Beijing International Convention Center - Room 307
Photon detectors

Results from Pilot Run for MEG II Positron Timing Counter


  • Mitsutaka NAKAO

Primary authors



The MEG II experiment at Paul Scherrer Institut in Switzerland will search for the lepton flavour violating muon decay, $\mu^+\to e^+\gamma$, with a sensitivity ($4\times10^{-14}$) improving the existing limit of an order of magnitude. The positron Timing Counter (pTC) is the subdetector dedicated to the measurement of the positron emission time. It is designed on the basis of a new approach to improve a positron ($e^+$) timing resolution by a factor of two compared to MEG. pTC is composed of 512 ultra-fast plastic scintillator with SiPM readouts. The mean hit multiplicity for signal $e^+$ is evaluated to be $\sim$ 9 and a high timing resolution of $\sim$ 35 ps is expected by averaging the signal time of multiple hit counters. To achieve the target resolution, an internal time calibration with a precision of 10 ps or better is required. We have developed two new methods for the calibration, which meet the requirement: Track-based calibration and Laser-based calibration.

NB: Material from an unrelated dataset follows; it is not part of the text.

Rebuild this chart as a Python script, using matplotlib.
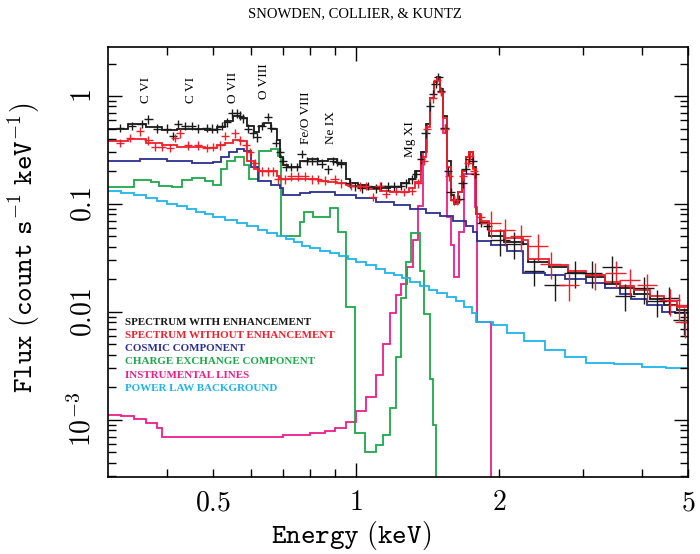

In 2016, We have finished construction of pTC and installed the first one-fourth of pTC into the MEG II experimental area to evaluate the performance using $\mu^+$ beam as a pilot run. We took data of $e^+$ from the dominant $\mu$ decay (Michel Decay, $\mu^+\to e^+\nu_e\overline{\nu}_{\mu}$) and applied both time calibration methods. The time offsets of each counter calculated independently from the two calibration methods were consistent and stable during the run within 6 ps. The systematic uncertainty between these methods was 39 ps, which is suppressed with $\frac{1}{\sqrt{N}}$ using multiple hits (N: number of hit counters). The overall timing resolution weighted with a distribution of the number of hit counters for signal $e^+$ of 38 ps was achieved in this pilot run. The prospects towards MEG II physics run are also discussed.